We know that there is a temptation to remain wedded to the past. It’s comforting, it’s part of the historic fabric of the organisation and it seems unthinkable to replace it or even challenge its very existence – but challenge we must.

I appreciate that we’ve grown up with a love/hate relationship with HR technology. Too often it fails to deliver on the overinflated promises from vendors and it can also be high on functionality that is overly HR-centric or doesn’t seem to deliver on how work is increasingly being delivered in today’s digital age.

If you’ve been content to delay any investment, or you’ve been limited in the appetite to spend accordingly by an overwhelmed board, or perhaps your organisation has an addiction to some misplaced faith in old 20th century HR relics, then here’s what you’re in danger of having missed.

Experimenting with data

There are some organisations that have flipped away from an obsessive focus on data collection and storage, to utilising that data for good business practices.

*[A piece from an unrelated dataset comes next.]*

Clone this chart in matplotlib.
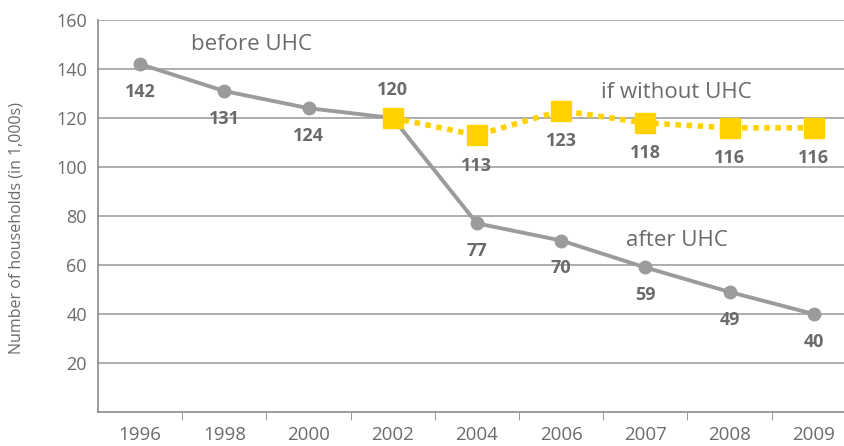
import matplotlib.pyplot as plt

years = ["1996", "1998", "2000", "2002", "2004", "2006", "2007", "2008", "2009"]
after_uhc = [142, 131, 124, 120, 77, 70, 59, 49, 40]
without_uhc = [120, 113, 123, 118, 116, 116]
without_start = 3  # yellow series starts at 2002

plt.rcParams['font.family'] = ['Open Sans', 'DejaVu Sans']

grey = '#9b9b9b'
text_grey = '#6b6b6b'
yellow = '#ffd200'

fig = plt.figure(figsize=(8.44, 4.46), dpi=100)
ax = fig.add_axes([98 / 844, 34 / 446, 746 / 844, 392 / 446])

x_all = list(range(len(years)))
x_wo = x_all[without_start:]

ax.plot(x_all, after_uhc, color=grey, lw=2.8, marker='o', ms=9, zorder=3)
ax.plot(x_wo, without_uhc, color=yellow, lw=4, ls=(0, (1, 1)), marker='s',
        ms=14, zorder=4)

# data labels
lbl = dict(ha='center', va='center', fontsize=13, fontweight='bold',
           color=text_grey, textcoords='offset points')
for i, v in enumerate(after_uhc):
    if i == without_start:
        continue
    ax.annotate(str(v), (i, v), xytext=(0, -20), **lbl)
for i, v in zip(x_wo, without_uhc):
    dy = 20 if i == without_start else -22
    ax.annotate(str(v), (i, v), xytext=(0, dy), **lbl)

ax.text(1.32, 150, "before UHC", fontsize=16, color=text_grey, ha='center', va='center')
ax.text(6.37, 130.6, "if without UHC", fontsize=16, color=text_grey, ha='center', va='center')
ax.text(6.37, 69.8, "after UHC", fontsize=16, color=text_grey, ha='center', va='center')

ax.set_xlim(-0.5, -0.5 + 746 / 84.2)
ax.set_ylim(0, 160)
ax.set_yticks(range(20, 161, 20))
ax.yaxis.grid(True, color='#a0a0a0', lw=1.2)
ax.set_axisbelow(True)

ax.set_xticks(x_all)
ax.set_xticklabels(years)
ax.set_xticks([i + 0.5 for i in x_all[:-1]], minor=True)
ax.tick_params(axis='x', which='major', length=0, pad=10, labelsize=13.5, labelcolor=text_grey)
ax.tick_params(axis='x', which='minor', length=6, color='#8a8a8a', direction='out')
ax.tick_params(axis='y', length=0, pad=8, labelsize=13, labelcolor=text_grey)

for s in ['top', 'right']:
    ax.spines[s].set_visible(False)
for s in ['left', 'bottom']:
    ax.spines[s].set_color('#8a8a8a')
    ax.spines[s].set_linewidth(1.2)

ax.set_ylabel("Number of households (in 1,000s)", fontsize=11.5, color=text_grey)
ax.yaxis.set_label_coords(-0.098, 0.47)

fig.savefig("out.png", dpi=100)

Long gone are the initial experiments focused on small and tangible business results. Organisations are now developing real core capability.

We’re now seeing an infusion of data science skill sets, partnerships with other parts of the business value chain, and a shift in enquiry towards the questions that matter most to the organisation, rather than decks of dead data reflecting last month’s attrition levels.

Flipping the old HR rituals and focusing on experience

We know that there is a temptation to remain wedded to the past. It’s comforting, it’s part of the historic fabric of the organisation and it seems unthinkable to replace it or even challenge its very existence – but challenge we must. All over the competitive landscape are businesses that have made the switch and they are reaping the rewards in both productive time and dialling up their employee experience.

There are those that have binned the old performance appraisal model for continuous performance discussions, those who create onboarding experiences linked to learning at the point of need, as well as recruitment and employee responses on an anytime, any device product set. Those doing this successfully realise that at the heart of it is the need to improve the employee experience, removing the boring, repetitive and rules-oriented tasks from humans and instead giving them to the machines to take care of.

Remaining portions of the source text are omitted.